-- START OF AVAILABLE DATA --

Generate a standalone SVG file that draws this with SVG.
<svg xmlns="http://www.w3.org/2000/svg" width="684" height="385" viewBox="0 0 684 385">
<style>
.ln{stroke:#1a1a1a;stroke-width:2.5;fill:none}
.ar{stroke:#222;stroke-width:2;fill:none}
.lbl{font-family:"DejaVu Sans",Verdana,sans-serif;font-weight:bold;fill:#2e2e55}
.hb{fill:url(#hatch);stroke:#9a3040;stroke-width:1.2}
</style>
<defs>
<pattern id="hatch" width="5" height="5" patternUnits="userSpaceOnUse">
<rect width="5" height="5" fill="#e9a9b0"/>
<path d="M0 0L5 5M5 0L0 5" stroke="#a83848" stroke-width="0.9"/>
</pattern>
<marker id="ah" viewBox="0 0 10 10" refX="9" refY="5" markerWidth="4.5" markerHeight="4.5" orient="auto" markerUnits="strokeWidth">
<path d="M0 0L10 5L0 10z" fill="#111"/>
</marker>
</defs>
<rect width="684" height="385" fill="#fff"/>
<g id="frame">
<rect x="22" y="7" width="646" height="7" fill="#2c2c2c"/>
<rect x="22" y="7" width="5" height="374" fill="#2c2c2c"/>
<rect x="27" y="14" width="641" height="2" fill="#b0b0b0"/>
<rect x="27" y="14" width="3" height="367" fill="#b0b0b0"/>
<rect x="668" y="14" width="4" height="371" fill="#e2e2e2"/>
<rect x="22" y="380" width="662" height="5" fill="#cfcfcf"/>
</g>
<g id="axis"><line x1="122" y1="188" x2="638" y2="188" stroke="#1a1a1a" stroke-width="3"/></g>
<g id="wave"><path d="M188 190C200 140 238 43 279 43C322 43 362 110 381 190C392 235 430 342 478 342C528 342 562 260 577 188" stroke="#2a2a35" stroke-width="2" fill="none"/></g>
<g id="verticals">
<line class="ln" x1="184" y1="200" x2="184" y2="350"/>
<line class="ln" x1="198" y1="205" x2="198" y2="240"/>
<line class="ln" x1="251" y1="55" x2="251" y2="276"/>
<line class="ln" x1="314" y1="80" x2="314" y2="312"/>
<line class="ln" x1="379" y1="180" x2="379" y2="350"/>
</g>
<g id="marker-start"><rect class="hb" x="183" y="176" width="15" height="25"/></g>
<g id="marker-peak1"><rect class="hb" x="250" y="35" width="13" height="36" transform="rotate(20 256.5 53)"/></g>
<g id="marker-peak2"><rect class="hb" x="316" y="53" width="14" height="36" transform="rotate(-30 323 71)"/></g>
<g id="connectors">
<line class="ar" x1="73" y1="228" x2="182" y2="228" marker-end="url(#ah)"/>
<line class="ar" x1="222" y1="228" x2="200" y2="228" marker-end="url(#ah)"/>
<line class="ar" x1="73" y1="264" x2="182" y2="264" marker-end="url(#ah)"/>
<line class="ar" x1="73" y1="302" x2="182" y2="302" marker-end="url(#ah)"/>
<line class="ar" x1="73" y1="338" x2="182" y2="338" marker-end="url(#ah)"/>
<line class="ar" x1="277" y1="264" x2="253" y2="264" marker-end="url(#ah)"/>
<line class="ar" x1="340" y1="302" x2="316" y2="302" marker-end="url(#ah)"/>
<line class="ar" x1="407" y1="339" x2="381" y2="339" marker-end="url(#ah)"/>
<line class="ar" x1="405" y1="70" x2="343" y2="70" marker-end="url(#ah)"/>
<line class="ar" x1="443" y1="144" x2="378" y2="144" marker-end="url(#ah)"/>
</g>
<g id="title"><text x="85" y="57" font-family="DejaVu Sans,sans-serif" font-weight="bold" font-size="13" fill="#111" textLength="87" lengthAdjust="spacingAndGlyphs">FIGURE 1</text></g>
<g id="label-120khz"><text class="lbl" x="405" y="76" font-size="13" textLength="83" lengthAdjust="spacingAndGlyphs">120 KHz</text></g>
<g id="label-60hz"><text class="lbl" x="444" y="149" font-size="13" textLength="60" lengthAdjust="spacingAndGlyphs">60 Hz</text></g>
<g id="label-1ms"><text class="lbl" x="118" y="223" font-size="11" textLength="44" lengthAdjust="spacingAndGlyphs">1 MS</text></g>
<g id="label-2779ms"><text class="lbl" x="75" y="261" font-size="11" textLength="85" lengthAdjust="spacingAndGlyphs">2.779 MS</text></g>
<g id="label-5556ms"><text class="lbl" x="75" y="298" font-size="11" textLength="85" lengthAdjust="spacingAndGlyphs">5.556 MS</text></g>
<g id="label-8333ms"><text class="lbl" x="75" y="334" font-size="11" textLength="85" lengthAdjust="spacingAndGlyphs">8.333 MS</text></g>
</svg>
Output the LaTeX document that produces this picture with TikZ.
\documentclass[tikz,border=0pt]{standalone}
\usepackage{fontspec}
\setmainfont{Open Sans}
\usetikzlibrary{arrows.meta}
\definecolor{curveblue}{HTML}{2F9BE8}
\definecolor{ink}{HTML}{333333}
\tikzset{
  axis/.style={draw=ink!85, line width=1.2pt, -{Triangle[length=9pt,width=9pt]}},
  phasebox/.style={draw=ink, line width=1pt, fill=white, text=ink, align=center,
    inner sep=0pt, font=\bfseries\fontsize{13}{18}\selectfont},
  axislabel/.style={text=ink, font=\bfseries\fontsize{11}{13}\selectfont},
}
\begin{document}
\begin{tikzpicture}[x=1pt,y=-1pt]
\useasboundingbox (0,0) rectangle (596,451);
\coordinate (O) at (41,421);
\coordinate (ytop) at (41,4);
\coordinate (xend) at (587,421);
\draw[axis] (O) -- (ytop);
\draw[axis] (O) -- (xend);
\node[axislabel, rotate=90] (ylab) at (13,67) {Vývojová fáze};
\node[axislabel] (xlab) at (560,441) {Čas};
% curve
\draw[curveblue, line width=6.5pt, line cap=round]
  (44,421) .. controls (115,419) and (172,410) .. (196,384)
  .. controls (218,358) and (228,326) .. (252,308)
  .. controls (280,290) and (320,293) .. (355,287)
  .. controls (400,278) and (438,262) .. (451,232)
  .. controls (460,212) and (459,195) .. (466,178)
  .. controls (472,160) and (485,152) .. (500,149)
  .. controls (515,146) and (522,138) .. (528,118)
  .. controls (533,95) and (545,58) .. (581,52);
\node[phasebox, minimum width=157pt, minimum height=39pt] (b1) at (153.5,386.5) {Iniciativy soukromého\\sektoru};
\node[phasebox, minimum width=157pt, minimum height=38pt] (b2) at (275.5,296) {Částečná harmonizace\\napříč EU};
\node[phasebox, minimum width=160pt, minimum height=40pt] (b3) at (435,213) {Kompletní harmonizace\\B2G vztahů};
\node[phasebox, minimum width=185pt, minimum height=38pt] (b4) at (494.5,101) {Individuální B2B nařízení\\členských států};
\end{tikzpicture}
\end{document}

-- END OF AVAILABLE DATA --
-- START OF AVAILABLE DATA --

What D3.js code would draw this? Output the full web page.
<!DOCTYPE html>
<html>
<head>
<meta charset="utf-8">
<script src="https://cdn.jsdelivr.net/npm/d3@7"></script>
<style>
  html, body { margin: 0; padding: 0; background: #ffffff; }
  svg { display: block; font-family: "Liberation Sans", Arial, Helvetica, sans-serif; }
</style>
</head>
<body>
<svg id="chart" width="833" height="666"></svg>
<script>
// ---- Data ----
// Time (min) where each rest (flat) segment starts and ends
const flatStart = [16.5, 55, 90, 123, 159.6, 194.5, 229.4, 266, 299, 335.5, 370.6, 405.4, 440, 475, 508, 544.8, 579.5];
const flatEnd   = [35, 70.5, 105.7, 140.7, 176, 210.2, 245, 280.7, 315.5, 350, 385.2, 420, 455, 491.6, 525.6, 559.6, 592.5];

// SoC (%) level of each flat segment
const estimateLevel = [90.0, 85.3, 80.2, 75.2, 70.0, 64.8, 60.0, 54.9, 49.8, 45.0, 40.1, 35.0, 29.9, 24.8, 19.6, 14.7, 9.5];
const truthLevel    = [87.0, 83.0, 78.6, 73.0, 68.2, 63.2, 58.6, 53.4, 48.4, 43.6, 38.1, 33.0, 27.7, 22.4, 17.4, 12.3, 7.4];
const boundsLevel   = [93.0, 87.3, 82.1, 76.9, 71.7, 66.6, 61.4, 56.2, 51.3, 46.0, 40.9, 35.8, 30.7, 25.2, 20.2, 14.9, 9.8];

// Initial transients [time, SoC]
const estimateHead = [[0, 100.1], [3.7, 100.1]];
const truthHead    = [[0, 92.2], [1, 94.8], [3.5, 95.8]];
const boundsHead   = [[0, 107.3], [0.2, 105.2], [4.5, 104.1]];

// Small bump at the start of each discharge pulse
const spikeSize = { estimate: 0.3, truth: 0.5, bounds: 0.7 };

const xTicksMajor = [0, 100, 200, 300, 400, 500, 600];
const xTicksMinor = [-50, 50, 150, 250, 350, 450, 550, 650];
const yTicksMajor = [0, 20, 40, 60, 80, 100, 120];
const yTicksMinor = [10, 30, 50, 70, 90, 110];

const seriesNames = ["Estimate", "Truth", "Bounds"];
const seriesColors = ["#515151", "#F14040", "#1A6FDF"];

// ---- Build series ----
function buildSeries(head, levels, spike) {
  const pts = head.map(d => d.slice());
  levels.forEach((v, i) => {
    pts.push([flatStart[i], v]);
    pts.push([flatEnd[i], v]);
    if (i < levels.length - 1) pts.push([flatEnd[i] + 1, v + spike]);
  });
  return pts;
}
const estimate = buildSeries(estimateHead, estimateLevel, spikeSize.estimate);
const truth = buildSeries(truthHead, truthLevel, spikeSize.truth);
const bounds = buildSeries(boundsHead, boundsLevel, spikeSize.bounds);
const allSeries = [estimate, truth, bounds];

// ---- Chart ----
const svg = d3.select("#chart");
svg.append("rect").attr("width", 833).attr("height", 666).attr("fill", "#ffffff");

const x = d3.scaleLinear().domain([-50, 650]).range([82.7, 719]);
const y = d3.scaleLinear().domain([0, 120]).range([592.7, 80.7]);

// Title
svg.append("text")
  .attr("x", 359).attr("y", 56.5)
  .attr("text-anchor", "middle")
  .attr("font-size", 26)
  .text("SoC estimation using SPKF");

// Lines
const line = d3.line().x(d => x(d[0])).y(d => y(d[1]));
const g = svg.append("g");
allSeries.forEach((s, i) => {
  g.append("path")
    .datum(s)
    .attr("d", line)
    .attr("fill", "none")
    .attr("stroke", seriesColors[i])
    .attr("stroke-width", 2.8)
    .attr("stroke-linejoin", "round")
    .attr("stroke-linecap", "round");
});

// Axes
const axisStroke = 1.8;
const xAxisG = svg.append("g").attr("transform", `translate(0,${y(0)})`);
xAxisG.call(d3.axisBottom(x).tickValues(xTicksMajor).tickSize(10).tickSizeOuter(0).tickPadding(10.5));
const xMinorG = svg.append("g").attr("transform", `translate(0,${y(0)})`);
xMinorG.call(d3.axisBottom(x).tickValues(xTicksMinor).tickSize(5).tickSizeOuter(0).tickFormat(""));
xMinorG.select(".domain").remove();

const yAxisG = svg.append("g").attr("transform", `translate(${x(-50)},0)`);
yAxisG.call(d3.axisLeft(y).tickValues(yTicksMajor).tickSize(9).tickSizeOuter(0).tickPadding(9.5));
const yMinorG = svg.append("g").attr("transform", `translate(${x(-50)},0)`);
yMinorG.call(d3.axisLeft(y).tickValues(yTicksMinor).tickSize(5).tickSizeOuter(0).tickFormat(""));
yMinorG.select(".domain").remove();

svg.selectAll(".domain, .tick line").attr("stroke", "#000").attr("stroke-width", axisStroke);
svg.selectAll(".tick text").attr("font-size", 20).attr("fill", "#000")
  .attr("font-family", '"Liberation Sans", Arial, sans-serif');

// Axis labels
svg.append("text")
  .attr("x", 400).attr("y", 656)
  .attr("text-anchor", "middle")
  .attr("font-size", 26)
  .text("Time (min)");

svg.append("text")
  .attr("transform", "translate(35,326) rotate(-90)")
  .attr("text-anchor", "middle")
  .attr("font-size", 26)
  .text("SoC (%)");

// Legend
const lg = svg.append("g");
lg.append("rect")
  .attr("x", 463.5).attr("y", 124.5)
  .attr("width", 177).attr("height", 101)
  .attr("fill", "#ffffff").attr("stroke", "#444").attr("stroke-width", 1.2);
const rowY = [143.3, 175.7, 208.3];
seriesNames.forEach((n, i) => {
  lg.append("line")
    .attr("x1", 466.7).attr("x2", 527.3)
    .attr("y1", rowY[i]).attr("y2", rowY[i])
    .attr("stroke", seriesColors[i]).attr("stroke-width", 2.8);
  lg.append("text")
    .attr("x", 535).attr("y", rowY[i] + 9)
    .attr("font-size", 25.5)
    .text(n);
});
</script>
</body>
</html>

-- END OF AVAILABLE DATA --

Your task is to output exactly the lines from the one with "What D3.js code" through the one with "525.6, 559.6, 592.5];", counting both ends.

:: ANSWER IN FULL ::
What D3.js code would draw this? Output the full web page.
<!DOCTYPE html>
<html>
<head>
<meta charset="utf-8">
<script src="https://cdn.jsdelivr.net/npm/d3@7"></script>
<style>
  html, body { margin: 0; padding: 0; background: #ffffff; }
  svg { display: block; font-family: "Liberation Sans", Arial, Helvetica, sans-serif; }
</style>
</head>
<body>
<svg id="chart" width="833" height="666"></svg>
<script>
// ---- Data ----
// Time (min) where each rest (flat) segment starts and ends
const flatStart = [16.5, 55, 90, 123, 159.6, 194.5, 229.4, 266, 299, 335.5, 370.6, 405.4, 440, 475, 508, 544.8, 579.5];
const flatEnd   = [35, 70.5, 105.7, 140.7, 176, 210.2, 245, 280.7, 315.5, 350, 385.2, 420, 455, 491.6, 525.6, 559.6, 592.5];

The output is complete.